The legal battle, which began in December 2020 and now awaits a ruling from the U.S. Court of Appeals for the District of Columbia, was initiated by ViaSat, a satellite communications company and SpaceX competitor. If the courts side with ViaSat, the case could pile huge new regulatory costs on private space flights and satellite launches, based on regulations that are decidedly earthbound.

At issue is the National Environmental Protection Act (NEPA), a Nixon-era law that requires federal agencies to conduct extensive environmental reviews before granting approval for new projects. Although it was obviously intended to regulate the construction of projects such as roads and pipelines, NEPA contains no language limiting its geographic scope. ViaSat contends that the Federal Communications Commission (FCC) should have had to complete a NEPA review before giving Starlink permission to operate in Earth's orbit.

What does that have to do with the environment of the United States? Not much.
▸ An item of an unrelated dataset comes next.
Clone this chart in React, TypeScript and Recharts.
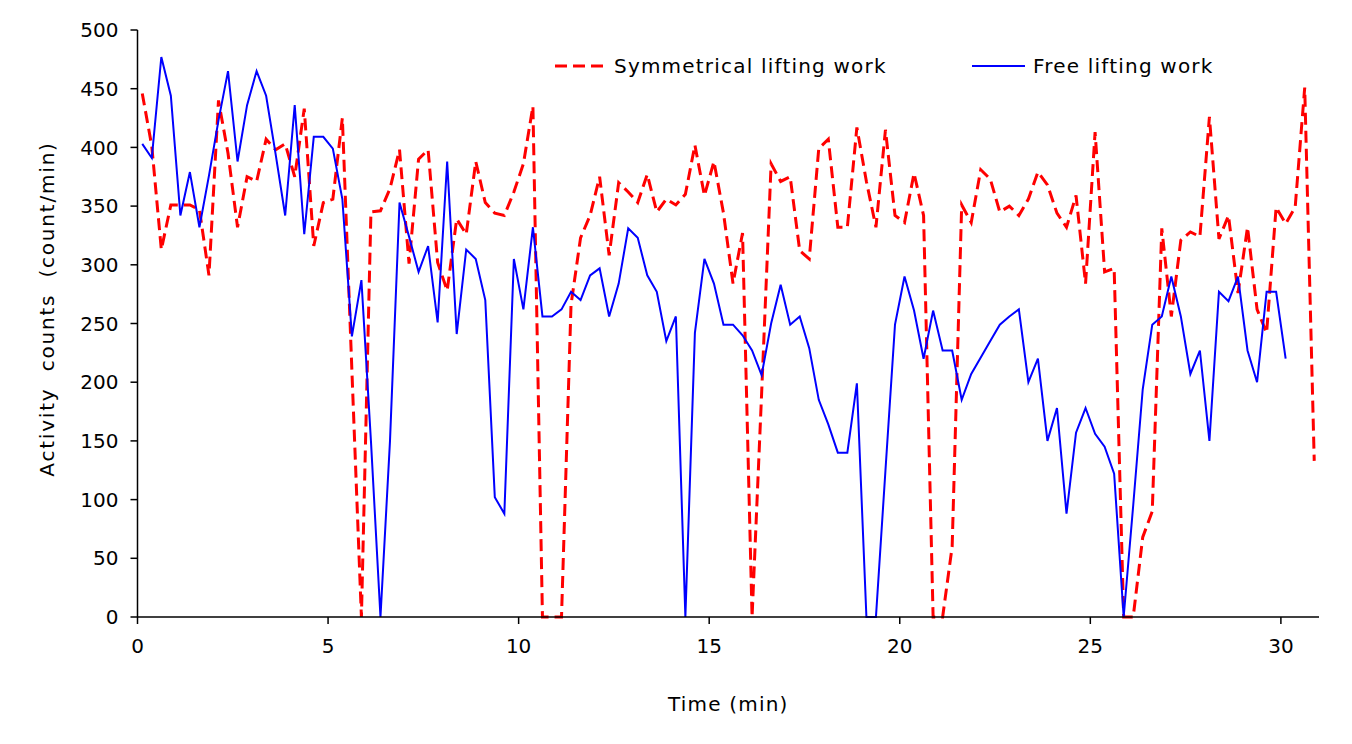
import React from "react";
import { LineChart, Line, XAxis, YAxis, Legend } from "recharts";

// activity counts, one reading every 15 s, first one at 0.125 min
const startMin = 0.125;
const stepMin = 0.25;

const symmetricalCounts = [
  446, 401, 313, 351, 351, 351, 347, 291, 440, 395,
  332, 375, 371, 407, 398, 403, 375, 433, 316, 353,
  356, 425, 210, 0, 345, 346, 365, 398, 301, 390,
  398, 302, 278, 339, 326, 388, 353, 344, 342, 362,
  386, 435, 0, 0, 0, 266, 323, 342, 375, 308,
  370, 362, 353, 377, 345, 356, 351, 360, 402, 359,
  388, 344, 284, 327, 0, 190, 386, 371, 375, 312,
  305, 399, 407, 332, 332, 417, 371, 332, 415, 342,
  336, 378, 342, 0, 0, 60, 351, 336, 381, 373,
  345, 350, 342, 356, 379, 368, 344, 332, 359, 284,
  413, 294, 297, 0, 0, 68, 90, 331, 256, 321,
  328, 324, 426, 322, 342, 276, 332, 262, 242, 349,
  335, 349, 451, 133,
];

const freeCounts = [
  403, 391, 477, 444, 342, 379, 332, 376, 423, 465,
  388, 436, 465, 444, 394, 342, 436, 326, 409, 409,
  399, 356, 239, 287, 150, 0, 150, 353, 324, 294,
  316, 251, 388, 241, 313, 305, 270, 102, 88, 305,
  262, 332, 256, 256, 262, 277, 270, 291, 297, 256,
  284, 331, 323, 291, 277, 235, 256, 0, 242, 305,
  284, 249, 249, 240, 227, 206, 250, 283, 249, 256,
  229, 185, 164, 140, 140, 199, 0, 0, 125, 249,
  290, 261, 220, 261, 227, 227, 185, 207, 221, 235,
  249, 256, 262, 200, 220, 150, 178, 88, 157, 178,
  156, 145, 122, 0, 95, 194, 249, 256, 290, 256,
  207, 227, 150, 277, 269, 290, 227, 200, 277, 277,
  220,
];

const xTicks = [0, 5, 10, 15, 20, 25, 30];
const yTicks = [0, 50, 100, 150, 200, 250, 300, 350, 400, 450, 500];

const seriesNames = ["Symmetrical lifting work", "Free lifting work"];

const data = symmetricalCounts.map((v, i) => ({
  time: startMin + i * stepMin,
  symmetrical: v,
  free: i < freeCounts.length ? freeCounts[i] : null,
}));

const FONT = "'DejaVu Sans', sans-serif";

const renderLegend = () => (
  <svg width={700} height={30} style={{ display: "block" }}>
    <line x1={10} y1={15} x2={60} y2={15} stroke="#ff0000" strokeWidth={3} strokeDasharray="12 6" />
    <text x={69} y={22} fontSize={20} fontFamily={FONT} letterSpacing={1.2} fill="#000">
      {seriesNames[0]}
    </text>
    <line x1={427} y1={15} x2={480} y2={15} stroke="#0000ff" strokeWidth={2} />
    <text x={488} y={22} fontSize={20} fontFamily={FONT} letterSpacing={1.2} fill="#000">
      {seriesNames[1]}
    </text>
  </svg>
);

// y title sits a little above the middle of the plot, as in the original
const renderYTitle = () => (
  <text
    x={39}
    y={301}
    transform="rotate(-90, 39, 301)"
    textAnchor="middle"
    dominantBaseline="central"
    fontSize={20}
    fontFamily={FONT}
    letterSpacing={1.8}
    wordSpacing={8}
    fill="#000"
  >
    Activity counts (count/min)
  </text>
);

export default function App() {
  const tickStyle = { fontSize: 20, fontFamily: FONT, fill: "#000" };
  return (
    <div style={{ width: 1344, height: 728, background: "#fff" }}>
      <LineChart
        width={1344}
        height={728}
        data={data}
        margin={{ top: 22, right: 33, left: 0, bottom: 19 }}
      >
        <XAxis
          dataKey="time"
          type="number"
          domain={[0, 31]}
          ticks={xTicks}
          tick={tickStyle}
          tickSize={7}
          tickMargin={15}
          height={100}
          stroke="#000"
          strokeWidth={1.5}
          allowDataOverflow
          label={{
            value: "Time (min)",
            position: "insideBottom",
            offset: 6,
            style: { fontSize: 20, fontFamily: FONT, fill: "#000", letterSpacing: 1.2 },
          }}
        />
        <YAxis
          type="number"
          domain={[0, 500]}
          ticks={yTicks}
          tick={tickStyle}
          tickSize={7}
          tickMargin={12}
          width={129.5}
          stroke="#000"
          strokeWidth={1.5}
          label={{ content: renderYTitle }}
        />
        <Legend
          layout="vertical"
          align="center"
          verticalAlign="middle"
          content={renderLegend}
          wrapperStyle={{ top: 43, left: 537, width: 700, height: 30 }}
        />
        <Line
          dataKey="symmetrical"
          name={seriesNames[0]}
          type="linear"
          stroke="#ff0000"
          strokeWidth={3}
          strokeDasharray="12 6"
          dot={false}
          activeDot={false}
          isAnimationActive={false}
        />
        <Line
          dataKey="free"
          name={seriesNames[1]}
          type="linear"
          stroke="#0000ff"
          strokeWidth={2}
          dot={false}
          activeDot={false}
          isAnimationActive={false}
        />
      </LineChart>
    </div>
  );
}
The Federal Aviation Administration (FAA), which is responsible for regulating emissions from SpaceX launches, did complete NEPA reviews before granting permission to Starlink. The FCC's jurisdiction is limited to the signals sent and received by what Starlink says will one day be a 4,000-satellite fleet capable of beaming high-speed internet to most of the planet.

In the lawsuit, ViaSat and several environmental groups essentially are asking federal courts to force the FCC to engage in a duplicative review process. The only actual environmental threat they cite is the potential for Starlink satellites to contribute to "light pollution."

This is, of course, ridiculous. "The selective use of NEPA challenges shows how broadly worded statutes and regulations are susceptible to weaponization by private actors whose concerns may be driven more by commercial competition than by environmental protection," says Michael Ellis, a visiting fellow at the Meese Center for Legal and Judicial Studies at the Heritage Foundation.

Still, the lawsuit could be a bellwether of how federal agencies must handle a burgeoning private space industry. "Are such projects to flourish, setting in train a virtuous cycle of growing wealth, fresh discovery, greater abundance, and new possibilities?" ask attorneys for TechFreedom, a nonprofit organization that supports innovation free from government control, in an amicus brief urging the D.C. Circuit to reject ViaSat's claims. "Or are they to starve in their cradles, victims of small-mindedness, petty squabbling, and a status-quo bias?"